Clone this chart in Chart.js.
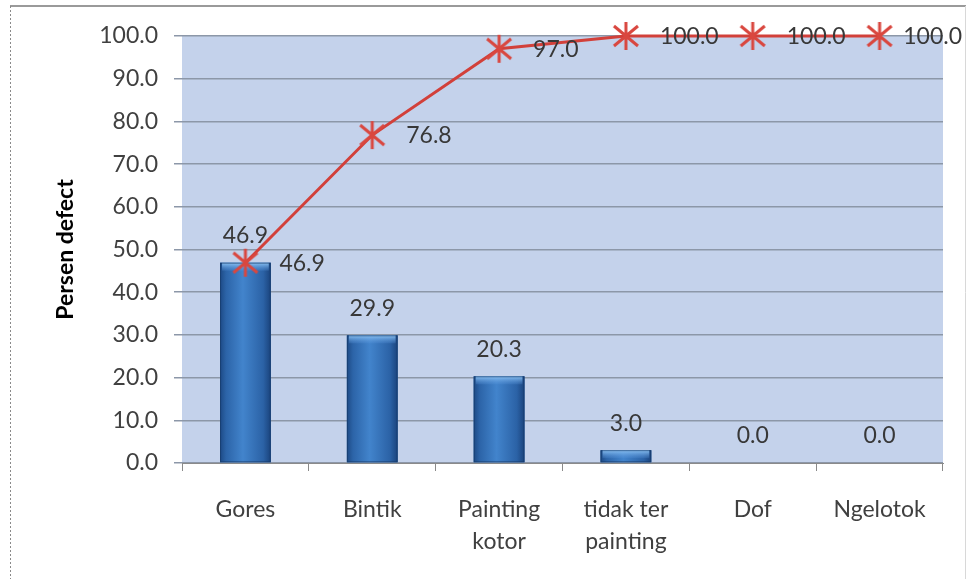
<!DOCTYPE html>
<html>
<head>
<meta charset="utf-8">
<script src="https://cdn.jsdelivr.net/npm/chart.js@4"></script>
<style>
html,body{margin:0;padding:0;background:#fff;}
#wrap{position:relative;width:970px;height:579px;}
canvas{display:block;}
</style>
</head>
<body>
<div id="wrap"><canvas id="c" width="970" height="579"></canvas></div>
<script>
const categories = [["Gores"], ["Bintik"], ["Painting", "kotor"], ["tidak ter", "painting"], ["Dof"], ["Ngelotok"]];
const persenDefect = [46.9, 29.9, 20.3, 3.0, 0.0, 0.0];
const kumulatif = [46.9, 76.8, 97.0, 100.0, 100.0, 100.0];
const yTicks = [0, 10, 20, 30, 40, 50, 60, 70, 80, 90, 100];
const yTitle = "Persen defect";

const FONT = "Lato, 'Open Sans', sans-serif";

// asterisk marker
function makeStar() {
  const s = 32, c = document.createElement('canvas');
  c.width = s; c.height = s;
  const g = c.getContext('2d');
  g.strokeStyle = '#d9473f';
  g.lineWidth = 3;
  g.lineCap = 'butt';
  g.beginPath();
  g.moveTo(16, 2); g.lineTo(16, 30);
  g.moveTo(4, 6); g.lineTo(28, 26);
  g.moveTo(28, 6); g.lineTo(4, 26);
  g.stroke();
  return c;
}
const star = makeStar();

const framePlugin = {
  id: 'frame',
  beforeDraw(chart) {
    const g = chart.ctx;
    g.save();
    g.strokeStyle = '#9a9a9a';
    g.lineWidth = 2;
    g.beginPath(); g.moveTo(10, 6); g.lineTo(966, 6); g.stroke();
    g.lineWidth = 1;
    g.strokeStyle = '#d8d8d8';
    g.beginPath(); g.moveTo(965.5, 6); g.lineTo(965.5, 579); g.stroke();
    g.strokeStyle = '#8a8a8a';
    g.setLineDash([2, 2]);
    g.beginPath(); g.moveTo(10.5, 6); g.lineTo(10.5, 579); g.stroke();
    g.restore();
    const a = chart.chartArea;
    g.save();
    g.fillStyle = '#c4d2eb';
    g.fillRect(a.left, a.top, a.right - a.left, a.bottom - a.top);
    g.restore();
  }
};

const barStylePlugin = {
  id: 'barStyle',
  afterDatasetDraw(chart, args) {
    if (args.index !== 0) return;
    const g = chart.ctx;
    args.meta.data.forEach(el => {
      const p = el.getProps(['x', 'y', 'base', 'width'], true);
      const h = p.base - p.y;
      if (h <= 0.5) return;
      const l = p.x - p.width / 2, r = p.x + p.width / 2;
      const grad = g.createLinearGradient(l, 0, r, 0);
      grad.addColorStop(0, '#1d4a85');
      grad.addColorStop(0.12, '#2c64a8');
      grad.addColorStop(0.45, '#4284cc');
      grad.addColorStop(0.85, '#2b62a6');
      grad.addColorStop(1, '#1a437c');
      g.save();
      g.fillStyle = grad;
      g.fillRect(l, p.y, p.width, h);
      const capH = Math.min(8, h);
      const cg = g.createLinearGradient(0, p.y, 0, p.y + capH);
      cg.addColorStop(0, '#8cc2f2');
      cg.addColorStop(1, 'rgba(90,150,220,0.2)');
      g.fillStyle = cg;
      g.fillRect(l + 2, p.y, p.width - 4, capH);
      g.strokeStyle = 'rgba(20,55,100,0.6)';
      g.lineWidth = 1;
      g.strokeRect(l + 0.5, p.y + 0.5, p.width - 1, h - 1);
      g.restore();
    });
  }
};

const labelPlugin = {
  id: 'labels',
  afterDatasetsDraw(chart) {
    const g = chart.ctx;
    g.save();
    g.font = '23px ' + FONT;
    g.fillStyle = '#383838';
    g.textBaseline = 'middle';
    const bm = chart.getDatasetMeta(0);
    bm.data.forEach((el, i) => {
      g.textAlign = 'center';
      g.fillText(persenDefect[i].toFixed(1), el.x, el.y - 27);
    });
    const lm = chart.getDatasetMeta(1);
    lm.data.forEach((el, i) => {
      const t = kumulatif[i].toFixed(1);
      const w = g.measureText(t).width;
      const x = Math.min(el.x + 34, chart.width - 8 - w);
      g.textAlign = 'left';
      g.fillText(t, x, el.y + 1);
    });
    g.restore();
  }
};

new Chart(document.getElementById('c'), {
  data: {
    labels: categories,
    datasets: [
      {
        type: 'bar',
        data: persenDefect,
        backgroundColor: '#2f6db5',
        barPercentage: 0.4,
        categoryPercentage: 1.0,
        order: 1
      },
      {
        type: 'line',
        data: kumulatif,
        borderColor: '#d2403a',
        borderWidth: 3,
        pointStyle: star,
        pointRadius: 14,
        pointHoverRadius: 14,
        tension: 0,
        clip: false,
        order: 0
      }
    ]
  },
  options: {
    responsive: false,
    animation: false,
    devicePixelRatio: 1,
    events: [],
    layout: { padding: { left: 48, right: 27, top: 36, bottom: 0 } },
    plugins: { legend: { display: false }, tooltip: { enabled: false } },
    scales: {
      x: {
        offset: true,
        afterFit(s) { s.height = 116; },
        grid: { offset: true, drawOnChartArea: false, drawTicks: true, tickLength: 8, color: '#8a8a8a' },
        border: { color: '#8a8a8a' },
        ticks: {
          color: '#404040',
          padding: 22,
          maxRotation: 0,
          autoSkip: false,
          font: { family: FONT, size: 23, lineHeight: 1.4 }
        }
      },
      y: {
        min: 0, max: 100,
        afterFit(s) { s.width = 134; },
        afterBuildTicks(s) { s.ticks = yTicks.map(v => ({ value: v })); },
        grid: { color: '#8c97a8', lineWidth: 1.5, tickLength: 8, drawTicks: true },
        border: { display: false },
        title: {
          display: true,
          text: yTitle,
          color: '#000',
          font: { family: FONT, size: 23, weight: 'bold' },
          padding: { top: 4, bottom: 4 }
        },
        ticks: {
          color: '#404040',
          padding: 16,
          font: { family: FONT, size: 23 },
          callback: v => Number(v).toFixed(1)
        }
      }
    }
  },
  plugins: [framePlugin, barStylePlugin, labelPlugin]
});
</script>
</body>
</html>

####################

▸ Aim
From the first line above through the line containing "const star = makeStar();", copy everything exactly, without the pictures.

▸ The output
Clone this chart in Chart.js.
<!DOCTYPE html>
<html>
<head>
<meta charset="utf-8">
<script src="https://cdn.jsdelivr.net/npm/chart.js@4"></script>
<style>
html,body{margin:0;padding:0;background:#fff;}
#wrap{position:relative;width:970px;height:579px;}
canvas{display:block;}
</style>
</head>
<body>
<div id="wrap"><canvas id="c" width="970" height="579"></canvas></div>
<script>
const categories = [["Gores"], ["Bintik"], ["Painting", "kotor"], ["tidak ter", "painting"], ["Dof"], ["Ngelotok"]];
const persenDefect = [46.9, 29.9, 20.3, 3.0, 0.0, 0.0];
const kumulatif = [46.9, 76.8, 97.0, 100.0, 100.0, 100.0];
const yTicks = [0, 10, 20, 30, 40, 50, 60, 70, 80, 90, 100];
const yTitle = "Persen defect";

const FONT = "Lato, 'Open Sans', sans-serif";

// asterisk marker
function makeStar() {
  const s = 32, c = document.createElement('canvas');
  c.width = s; c.height = s;
  const g = c.getContext('2d');
  g.strokeStyle = '#d9473f';
  g.lineWidth = 3;
  g.lineCap = 'butt';
  g.beginPath();
  g.moveTo(16, 2); g.lineTo(16, 30);
  g.moveTo(4, 6); g.lineTo(28, 26);
  g.moveTo(28, 6); g.lineTo(4, 26);
  g.stroke();
  return c;
}
const star = makeStar();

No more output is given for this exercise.